Think, for instance, of the story of Job. After Job has lost his livestock, his children and his health, his friends come to give comfort. After seven days of silence they begin to speak, reiterating the common wisdom found in Psalms and Proverbs--that the good will flourish and the evil will suffer. Job, however, has not sinned. Job is innocent, yet he suffers. The friends have no theological categories to make sense of such innocent suffering. At the end of the book, God vindicates Job and tells the friends, "My wrath is kindled against you ... for you have not spoken of me what is right, as my servant Job has done" (Job 42:7). The book of Job complicates the issues of suffering and divine protection. Clearly, God does not always deliver the good from suffering; indeed, sometimes it is our goodness itself that leads us to suffer.

Dave, a friend of mine from graduate school, lost his twin brother, Steve, to cancer. While struggling against the aggressive disease, Steve received a letter from a Christian woman telling him that she knew it was God's will for him to be miraculously healed. All he had to do was believe. Far from providing comfort, the letter struck Steve like a hot iron of judgment. If he were not healed, she implied, it would be his own fault. This woman thought of divine providence in terms of control and protection. Because she assumed that God controls all events, she had to create a justification for God's apparent inaction in this case. Her attempt to keep God blameless led her to place blame on Steve--God was ready to do the right thing if only Steve had enough faith. Though he had become very weak, Steve wanted to write a letter in response, so Dave recorded the words that Steve slowly struggled to express:

I share your faith in the almighty power of God to heal and sustain us. There may be times, though, when God's greatest miracle is not the miracle of physical healing, but the miracle of giving us strength in the face of suffering. Paul wrote in 2 Corinthians 12 that he prayed God would remove a thorn in the flesh, but God answered simply, "My grace is sufficient for thee: for my strength is made perfect in weakness ... for when I am weak, then am I strong." Also, Jesus prayed in the garden that he might not suffer, but it was God's will, and he faced that suffering with a perfect faith.

As I read the Bible, God's promise is to remove all our suffering in the next life, though not necessarily in this one. In this world, we will sometimes weep, suffer and die. But in the New Jerusalem, "God shall wipe away all tears from their eyes; and there shall be no more death, neither sorrow, nor crying, neither shall there be any more pain, for the former things are passed away" (Rev. 2:14).

I sincerely hope that if my cancer continues to grow, no one will see it as a failure of my faith in God, but that perhaps people can see me as faithful even if I die while I am still young. I do not claim to understand God's will, but I do know that I am in God's hands, whether in life or in death.

The woman's letter to Steve was an exercise in bad theology, though it may have been written with the best of intentions. She mistook God's promise to provide for a guarantee to protect, and once she had done that, she could only lay the blame for Steve's cancer at his own feet.

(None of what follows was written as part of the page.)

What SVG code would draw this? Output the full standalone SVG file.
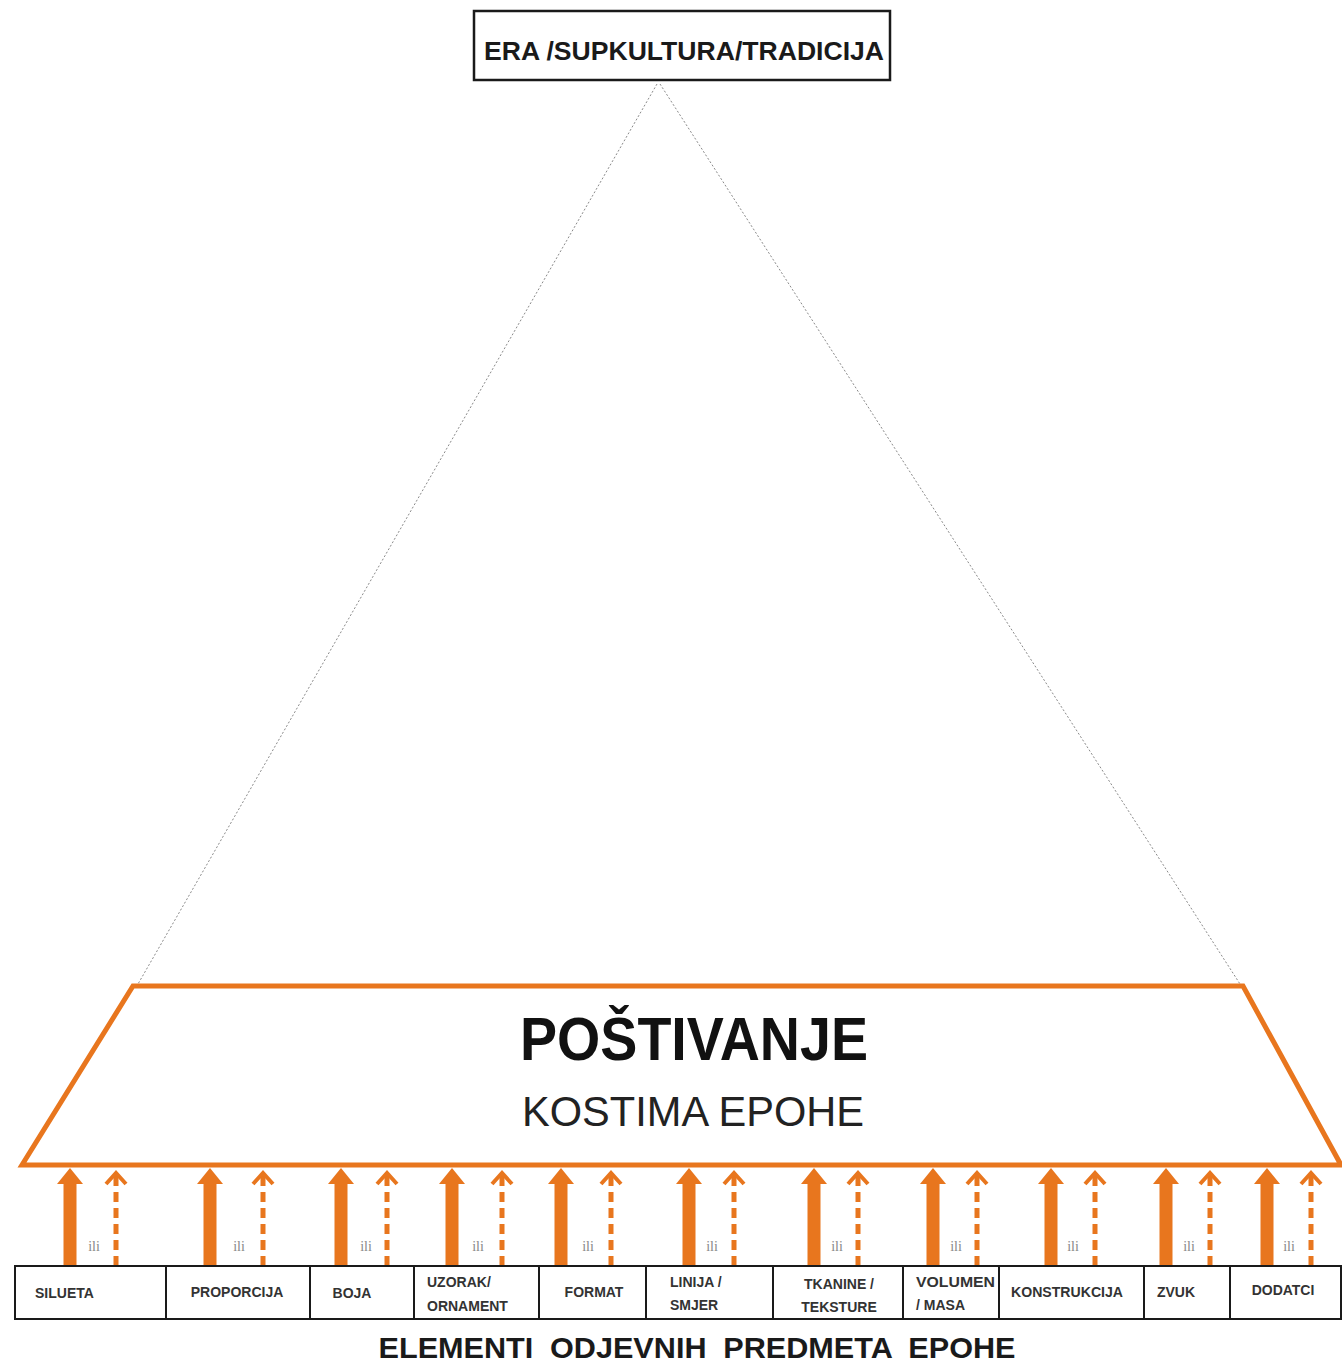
<svg xmlns="http://www.w3.org/2000/svg" xmlns:xlink="http://www.w3.org/1999/xlink" width="1342" height="1365" viewBox="0 0 1342 1365">
<style>
.box{fill:#fff;stroke:#1a1a1a;stroke-width:2}
.lbl{font-family:"Liberation Sans",Arial,sans-serif;font-weight:bold;font-size:14px;fill:#333}
.ili{font-family:"Liberation Serif",serif;font-size:14px;fill:#888}
.dash{stroke:#E8761E;stroke-width:5;stroke-dasharray:10 6;fill:none}
.chev{stroke:#E8761E;stroke-width:4;fill:none}
.tri{stroke:#8a8a8a;stroke-width:1;stroke-dasharray:2 2;fill:none}
</style>
<defs>
<path id="solid" d="M0,0 L13,16 L6.5,16 L6.5,98 L-6.5,98 L-6.5,16 L-13,16 Z" fill="#E8761E"/>
<g id="dashed">
<line x1="0" y1="6" x2="0" y2="96" class="dash"/>
<polyline points="-10,14 0,3 10,14" class="chev"/>
</g>
</defs>
<rect width="1342" height="1365" fill="#fff"/>

<g id="triangle">
<line x1="657" y1="84" x2="138" y2="984" class="tri"/>
<line x1="660" y1="84" x2="1240" y2="984" class="tri"/>
</g>

<g id="era">
<rect x="474" y="11" width="416" height="69" fill="#fff" stroke="#1a1a1a" stroke-width="2.5"/>
<text x="684" y="60" text-anchor="middle" font-family="Liberation Sans,Arial,sans-serif" font-weight="bold" font-size="25" fill="#1a1a1a" textLength="400" lengthAdjust="spacingAndGlyphs">ERA /SUPKULTURA/TRADICIJA</text>
</g>

<g id="postivanje">
<polygon points="133,986 1243,986 1341,1165 22,1165" fill="#fff" stroke="#E8761E" stroke-width="5" stroke-linejoin="miter"/>
<text x="694" y="1060" text-anchor="middle" font-family="Liberation Sans,Arial,sans-serif" font-weight="bold" font-size="62" fill="#111" textLength="348" lengthAdjust="spacingAndGlyphs">POŠTIVANJE</text>
<text x="693" y="1126" text-anchor="middle" font-family="Liberation Sans,Arial,sans-serif" font-size="43" fill="#222" textLength="342" lengthAdjust="spacingAndGlyphs">KOSTIMA EPOHE</text>
</g>

<g id="connectors">
<use xlink:href="#solid" x="70" y="1168"/><use xlink:href="#dashed" x="116" y="1170"/>
<use xlink:href="#solid" x="210" y="1168"/><use xlink:href="#dashed" x="263" y="1170"/>
<use xlink:href="#solid" x="341" y="1168"/><use xlink:href="#dashed" x="387" y="1170"/>
<use xlink:href="#solid" x="452" y="1168"/><use xlink:href="#dashed" x="502" y="1170"/>
<use xlink:href="#solid" x="561" y="1168"/><use xlink:href="#dashed" x="611" y="1170"/>
<use xlink:href="#solid" x="689" y="1168"/><use xlink:href="#dashed" x="734" y="1170"/>
<use xlink:href="#solid" x="814" y="1168"/><use xlink:href="#dashed" x="858" y="1170"/>
<use xlink:href="#solid" x="933" y="1168"/><use xlink:href="#dashed" x="977" y="1170"/>
<use xlink:href="#solid" x="1051" y="1168"/><use xlink:href="#dashed" x="1095" y="1170"/>
<use xlink:href="#solid" x="1166" y="1168"/><use xlink:href="#dashed" x="1210" y="1170"/>
<use xlink:href="#solid" x="1267" y="1168"/><use xlink:href="#dashed" x="1311" y="1170"/>
<g class="ili" text-anchor="middle">
<text x="94" y="1251">ili</text>
<text x="239" y="1251">ili</text>
<text x="366" y="1251">ili</text>
<text x="478" y="1251">ili</text>
<text x="588" y="1251">ili</text>
<text x="712" y="1251">ili</text>
<text x="837" y="1251">ili</text>
<text x="956" y="1251">ili</text>
<text x="1073" y="1251">ili</text>
<text x="1189" y="1251">ili</text>
<text x="1289" y="1251">ili</text>
</g>
</g>

<g id="elements">
<g id="n-silueta"><rect x="15" y="1266" width="151" height="53" class="box"/><text x="35" y="1298" class="lbl">SILUETA</text></g>
<g id="n-proporcija"><rect x="166" y="1266" width="144" height="53" class="box"/><text x="237" y="1297" text-anchor="middle" class="lbl">PROPORCIJA</text></g>
<g id="n-boja"><rect x="310" y="1266" width="104" height="53" class="box"/><text x="352" y="1298" text-anchor="middle" class="lbl">BOJA</text></g>
<g id="n-uzorak"><rect x="414" y="1266" width="125" height="53" class="box"/><text x="427" y="1287" class="lbl">UZORAK/</text><text x="427" y="1311" class="lbl">ORNAMENT</text></g>
<g id="n-format"><rect x="539" y="1266" width="107" height="53" class="box"/><text x="594" y="1297" text-anchor="middle" class="lbl">FORMAT</text></g>
<g id="n-linija"><rect x="646" y="1266" width="127" height="53" class="box"/><text x="670" y="1287" class="lbl">LINIJA /</text><text x="670" y="1310" class="lbl">SMJER</text></g>
<g id="n-tkanine"><rect x="773" y="1266" width="130" height="53" class="box"/><text x="839" y="1289" text-anchor="middle" class="lbl">TKANINE /</text><text x="839" y="1312" text-anchor="middle" class="lbl">TEKSTURE</text></g>
<g id="n-volumen"><rect x="903" y="1266" width="96" height="53" class="box"/><text x="916" y="1287" class="lbl" textLength="79" lengthAdjust="spacingAndGlyphs">VOLUMEN</text><text x="916" y="1310" class="lbl">/ MASA</text></g>
<g id="n-konstrukcija"><rect x="999" y="1266" width="145" height="53" class="box"/><text x="1067" y="1297" text-anchor="middle" class="lbl" textLength="112" lengthAdjust="spacingAndGlyphs">KONSTRUKCIJA</text></g>
<g id="n-zvuk"><rect x="1144" y="1266" width="86" height="53" class="box"/><text x="1176" y="1297" text-anchor="middle" class="lbl">ZVUK</text></g>
<g id="n-dodatci"><rect x="1230" y="1266" width="111" height="53" class="box"/><text x="1283" y="1295" text-anchor="middle" class="lbl">DODATCI</text></g>
</g>

<g id="title">
<text x="697" y="1358" text-anchor="middle" font-family="Liberation Sans,Arial,sans-serif" font-weight="bold" font-size="30" fill="#1a1a1a" word-spacing="8" textLength="637" lengthAdjust="spacingAndGlyphs">ELEMENTI  ODJEVNIH  PREDMETA  EPOHE</text>
</g>
</svg>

Once she had ruled out the possibility that the cancer could result from chance or misfortune (and her understanding of providence left no room for contingency), she assumed that someone had to be blamed for the illness. This perverse theological form of adding insult to injury results from misunderstanding the connection between providence and security. Providence does not guarantee protection; rather, it assures us of God's provision (making a way for us to go on) and redemption (restoring what is lost along the way).